By adding in positive habits, you’ll naturally crowd out the negative ones, you can gradually replace the ones that don’t serve you because there’s just no time to do them all! And, viola, with little effort, we improve our overall well-being!

Now, that’s a little easier said than done, so we’ve got a few ideas for you on how to incorporate these small, daily healthy habits.

How to Crowd In the Good:

Replace negative habits with positive ones.

You are hardwired to focus on the negative. It’s how the human brain and body learn! You’re Instead of focusing on eliminating negative habits, try to replace them with positive ones. For example, if you tend to scroll on your phone before bed, replace that habit with something more beneficial, like reading a book, journaling or meditating.

Start small and build from there.

Trying to make too many changes at once can be overwhelming and lead to burnout. Going too hard and too fast takes us out of our window of tolerance, and we often feel a recoil and end up two steps further back than where we started. Have you ever crash dieted and started a rigorous exercise routine, only to find yourself eating a sleeve of Oreos in the pantry a month later? This is the recoil effect at work.

Instead, pick one habit that you want to incorporate into your routine and focus on that. For example, if you want to start drinking more water, aim to drink an extra glass every day until it becomes a habit. Once you have that habit down, you can add in another one. If you’re looking for some help on how to zero-in on where in your life would benefit most from a healthy habit, download our Wheel of Life Tool.

Make a ritual around your new habit.

We all have different schedules and lifestyles, so it’s essential to create a routine that works for you. We like to make it special, like a ritual. If you’re looking to add a few minutes of face yoga every morning, try putting some nice smelling oil or lotion into your hands and taking a moment to inhale deeply and give yourself a moment of zen. This more sophisticated practice will feel less like a chore, and more like a moment of self-care. Consistency is key, so try to stick to the same time every day.

Habit stack around other existing habits.

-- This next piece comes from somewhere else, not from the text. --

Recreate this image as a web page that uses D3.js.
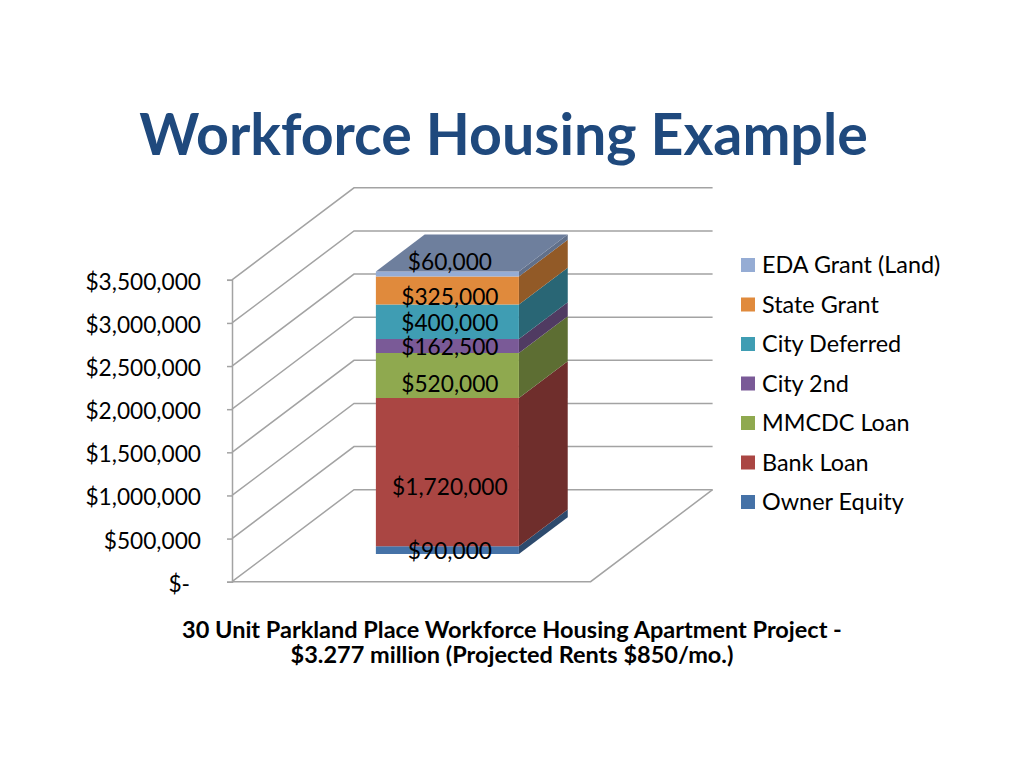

James Clear, and his NY Times Best Seller, Atomic Habits outlines that it’s best to incorporate new habits into existing ones. For example; if you’d like to start journaling but are struggling to find the time, sandwich it in between plugging your phone at night and tucking into bed. Every time you plug in your phone, you’ll be triggered to pick up your journal and write for five minutes, solidifying your routine.

Find accountability and support.

It can be helpful to have someone to hold you accountable and cheer you on. Find a friend, family member, or colleague who has a similar goal and work on your habits together. If you’re looking to be your own accountability buddy, check our our Healthy Habits Planner which helps you break down the habit you want to create. It includes 3-months of flexible habit tracking and monthly intentions and reflections to solidify it.

Celebrate your progress.

It may seem silly to celebrate getting through an entire day without reaching for an additional coffee, or giving a yahoo! to drinking an additional glass of water, however, if you want your habits to stick, it’s essential to celebrate your successes. Recognizing your progress gives yourself a little dopamine reward and will keep you motivated and help you stay on track.

crowding in the good habits for optimal health and wellness

Creating positive habits doesn’t have to be a daunting task. By starting small, creating a routine, finding accountability and support, replacing negative habits with positive ones, and celebrating your progress, you can gradually crowd out the habits that don’t serve you.

Remember, it’s okay to start small and take it one step at a time. Positive changes take time and effort, but the results are worth it. Start today, and see how small changes can lead to a happier, healthier life.